Impressive and authentic performance with a thousand crudely made puppets
That millions of people were murdered in Auschwitz, systematically, on a production line, is not news to anyone. Murdered by people. Neither is the fact that the organisation was a perfectly oiled machine, a 24-hour business, working on, day and night. We know it, however unimaginable that is. We have seen the images. The members of Hotel Modern have seen them too. And they decided to make a performance about it: Kamp.
What on earth can one do to add to all that is already known about this abominable subject? They made thousands of tiny puppets and built an enormous scale model of a concentration camp that looks like Auschwitz: the infamous gate with Arbeid macht frei lit up like a neon sign, the accurately re-created barracks, the parade ground, the watchtowers, the barbed wire, the crematorium. And the second crematorium under construction. Each detail gives expression to the dedication with which all this has been created. Not a word is spoken. We hear only the sounds: the birds, the train, the trucks that transport the clothing and suitcases of the gas victims to the dumping ground, and the shots. A certain distance is created by the fact that we can observe the makers at work: moving the ranks of puppets, pushing the train and manipulating the figures. A small camera is regularly used to zoom in on details. The images thus created closely resemble the few photos we are familiar with: black-and-white and sometimes out of focus. Slowly, the camera passes along seemingly endless multitudes of prisoners. Both this vastness and the close-ups created a pitiful scene. Eyes like black holes, fearful, bewildered faces, living skeletons.
We observe them as they go about their daily lives. From early morning – when the camp is still quiet and deserted and a rattling cart enters the gate – until deep in the night -when the lights are turned on, searchlights probe the air, someone is electrocuted on the barbed wire and the victims from yet another train are sent into the deadly gas chamber.

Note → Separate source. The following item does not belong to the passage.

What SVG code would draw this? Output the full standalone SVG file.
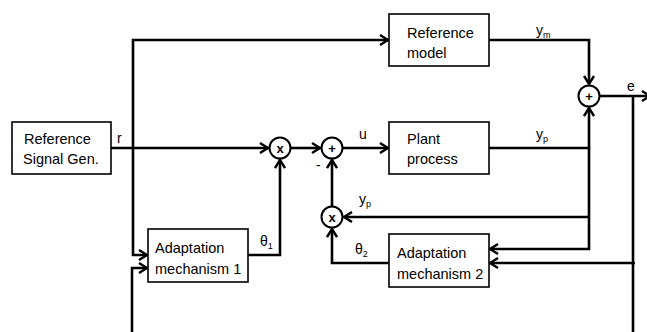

For an hour, we are actually watching visual art. The absence of text accentuates the experience of an installation. But there is action. And it is precisely the awkwardness of the method by which this is achieved – we can see the puppets being controlled using wires – that makes such an impact. Whether they are eating soup, shovelling the ashes of the dead or cleaning the train tracks. That they are not real people, but icons, ensures that this representation of their powerlessness transcends a mere reporting of events.
A man is beaten up by a guard; a fellow prisoner barely dares to look. And suddenly it dawns on one that it is also the shame of the survivors of such a hell that keeps them silent: the shame that they could do nothing for their companions, because they wanted to survive. More than ever, the human dilemma is evident here.
The makers have found a performance form that makes it possible to once again discuss this loaded subject. By raising the issue of the extremes to which people are able to go. With dignity. As they scurry about with the puppets, visible yet almost unnoticed, they remind one of children at play. Concentrated and enthralled by their game. It is this very self-abandonment that makes Kamp so impressive: sad and oppressive, but also authentic.